Toyota uses eye-tracking tech to measure shoppers' showroom attention spans
- The showroom tour is an integral part of convincing drivers to buy a car, but a new study from the eye-tracking firm Tobii Pro finds auto brands only have a 20-second window to influence consumer opinion. Tobii Pro Insight, working at Dx3 Canada with Toyota Canada, had 92 participants wear proprietary wearable eye-tracker glasses which recorded what the users paid attention to, how long they focused on something and what they ignored, per a press release.
- Participants in the study were segmented into two groups: millennials and older shoppers. They explored an interactive automotive showroom at the Dx3 conference with a Toyota Corolla and RAV4 along with promotional materials, digital displays and Toyota brand ambassadors. Older consumers spent more time with almost all elements included in the study environment than millennial shoppers did. The younger car buyers preferred interactive displays while older shoppers viewed the textual elements of the display with more attention.
- Digital screens and interactive displays had a high level of engagement and captured around half of all attention compared to other showroom promotional elements. At the same time, the cars captured more attention than touch screens, brand ambassadors or other test area elements, commanding around 30 seconds on average for viewing the interior and exterior of the vehicles.
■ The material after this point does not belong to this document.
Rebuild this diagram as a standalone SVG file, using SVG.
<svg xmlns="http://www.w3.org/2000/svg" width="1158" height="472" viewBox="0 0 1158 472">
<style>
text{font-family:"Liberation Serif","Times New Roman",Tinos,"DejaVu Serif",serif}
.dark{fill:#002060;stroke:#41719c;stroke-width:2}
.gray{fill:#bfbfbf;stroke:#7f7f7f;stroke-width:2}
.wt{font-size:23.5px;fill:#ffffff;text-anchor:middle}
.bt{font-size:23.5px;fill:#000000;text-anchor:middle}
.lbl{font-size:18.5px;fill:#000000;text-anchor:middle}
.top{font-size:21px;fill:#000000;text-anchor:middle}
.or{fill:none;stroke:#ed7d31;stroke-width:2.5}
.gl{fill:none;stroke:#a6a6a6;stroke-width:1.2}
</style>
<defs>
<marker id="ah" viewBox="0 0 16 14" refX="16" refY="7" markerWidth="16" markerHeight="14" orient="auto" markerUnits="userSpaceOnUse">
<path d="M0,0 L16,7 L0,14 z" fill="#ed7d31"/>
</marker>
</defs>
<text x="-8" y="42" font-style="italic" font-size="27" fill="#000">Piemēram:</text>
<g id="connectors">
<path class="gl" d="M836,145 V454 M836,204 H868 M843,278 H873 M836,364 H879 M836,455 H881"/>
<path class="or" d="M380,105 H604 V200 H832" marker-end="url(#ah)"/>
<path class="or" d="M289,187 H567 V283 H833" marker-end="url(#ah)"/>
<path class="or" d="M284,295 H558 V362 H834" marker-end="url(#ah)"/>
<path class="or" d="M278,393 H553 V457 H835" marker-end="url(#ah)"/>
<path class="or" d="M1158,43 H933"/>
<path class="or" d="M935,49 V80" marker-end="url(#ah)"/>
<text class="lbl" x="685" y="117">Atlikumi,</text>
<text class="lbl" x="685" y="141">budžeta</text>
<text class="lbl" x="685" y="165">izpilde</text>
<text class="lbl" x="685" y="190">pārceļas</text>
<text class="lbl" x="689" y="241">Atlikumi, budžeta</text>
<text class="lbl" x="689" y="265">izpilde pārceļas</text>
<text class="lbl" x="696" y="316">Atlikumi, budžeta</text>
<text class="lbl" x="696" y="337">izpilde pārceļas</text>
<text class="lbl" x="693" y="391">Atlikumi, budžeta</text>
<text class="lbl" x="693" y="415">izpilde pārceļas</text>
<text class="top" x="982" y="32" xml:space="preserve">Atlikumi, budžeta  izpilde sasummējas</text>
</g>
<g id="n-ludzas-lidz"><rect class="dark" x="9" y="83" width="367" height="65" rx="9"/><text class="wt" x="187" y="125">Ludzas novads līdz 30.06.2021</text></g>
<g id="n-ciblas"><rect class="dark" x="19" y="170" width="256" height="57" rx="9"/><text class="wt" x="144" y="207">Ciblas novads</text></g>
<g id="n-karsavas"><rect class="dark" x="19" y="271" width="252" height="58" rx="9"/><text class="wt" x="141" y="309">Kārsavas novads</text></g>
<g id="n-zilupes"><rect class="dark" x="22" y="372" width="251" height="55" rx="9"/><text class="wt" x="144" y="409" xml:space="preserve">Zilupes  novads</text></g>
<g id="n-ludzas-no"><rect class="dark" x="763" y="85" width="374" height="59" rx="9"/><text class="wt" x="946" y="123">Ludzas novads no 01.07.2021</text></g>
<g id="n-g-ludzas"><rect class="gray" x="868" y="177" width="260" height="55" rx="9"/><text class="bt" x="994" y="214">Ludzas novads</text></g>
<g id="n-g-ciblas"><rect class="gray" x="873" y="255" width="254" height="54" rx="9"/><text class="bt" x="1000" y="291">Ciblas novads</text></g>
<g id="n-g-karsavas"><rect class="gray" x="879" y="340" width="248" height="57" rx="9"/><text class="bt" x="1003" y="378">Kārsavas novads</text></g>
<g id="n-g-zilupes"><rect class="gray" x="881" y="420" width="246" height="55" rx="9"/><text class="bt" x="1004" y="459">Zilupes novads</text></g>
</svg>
Toyota Canada and Tobii Pro's analysis suggests auto brands — or any brand with a heavy in-store or showroom element — might be seriously overestimating the amount of time they have to truly engage consumers and convince them to make a purchase. Their findings underscore how an element of interactivity, and especially one delivered via digital screens, can be a strong way to net the attention of shoppers and young customers, in particular.
"Consumers start with a broad scan of what is out there, but then they zero in on specific things to the exclusion of everything else," Mike Bartels, senior research director at Tobii Pro Insight, said in a statement. "In this all-or-nothing, high-stakes sales environment, it is critical that automotive marketers understand which features influence shoppers to buy and how the showroom can be optimized to make them commit."
Beyond auto showrooms, more businesses with heavy brick-and-mortar presences are pivoting to put a focus on in-store technology. Subway, for example, recently launched a "Fresh Forward" initiative to redesign its restaurants and customer experience, putting a premium on touchpoints like in-store kiosks. Late last month, McDonald's tapped the consultancy Capgemini and agency Publicis.Sapient to accelerate digital transformation at its restaurant locations in a similar manner.